A fase do amor é morna e benfazeja, mansa e colaborativa, o casal anda de mãos dadas, em paralelas, seguindo as bifurcações da vida em conjunto. É fase mais ou menos longa, ultrapassando os 25, 30 ou mais anos. A fase seguinte é a da amizade, na qual os esposos se conhecem de tal forma que as palavras vão perdendo o significado e a comunicação se estabelece sem necessidade delas, as ações e reações se tornam não apenas previsíveis, mas perfeitamente conhecidas, o carinho vai substituindo o sexo, que passa a ser uma doce lembrança, contam-se e recontam-se as mesmas histórias, que o outro ouve com generosidade e sem interrupções, como as ouvisse pela primeira vez, os gostos se tornam comuns, as coisas da casa tem lugar definido segundo o princípio de um lugar para cada coisa e cada coisa em seu lugar, as explicações vão rareando, pois cada um conhece o outro e sabe onde está, o amor vai se desmaterializado e as preocupações com o corpo tem mais relação com a saúde que antigas volúpias.

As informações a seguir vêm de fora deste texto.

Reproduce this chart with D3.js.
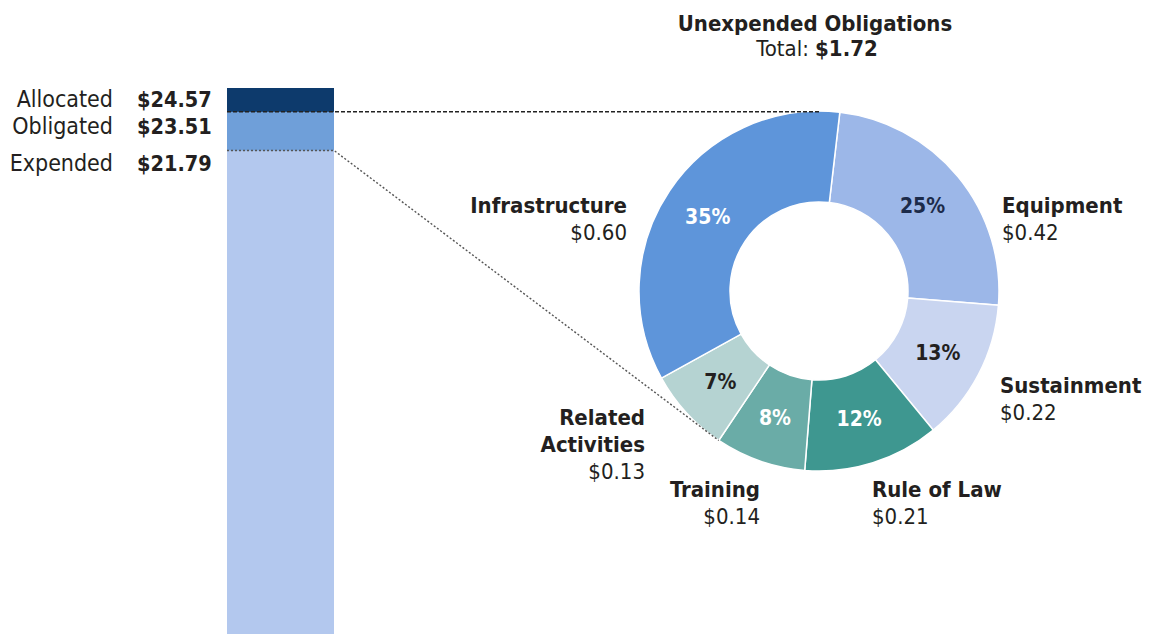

A amizade vai se estreitando e se chega à quarta fase, que é a fraternidade. Um vai se transformando lentamente no outro, até a fisionomia, antes diferentes, passam a ser parecidas, gestos semelhantes, palavras idênticas, citações frequentes do outro em conversas com terceiros, os amigos não reconhecem um sem ver o outro que, mesmo ausente, parece presente, pois um é quase o outro.
Do quanto li, vi e ouvi concluo afirmando que a felicidade é prosseguir no relacionamento, vencendo as dificuldades e exercitando o perdão, sendo a ruptura o recurso extremo, até porque a consequência da ruptura é a necessidade de outro recomeço, com todos os problemas que as emoções já vividas provocam.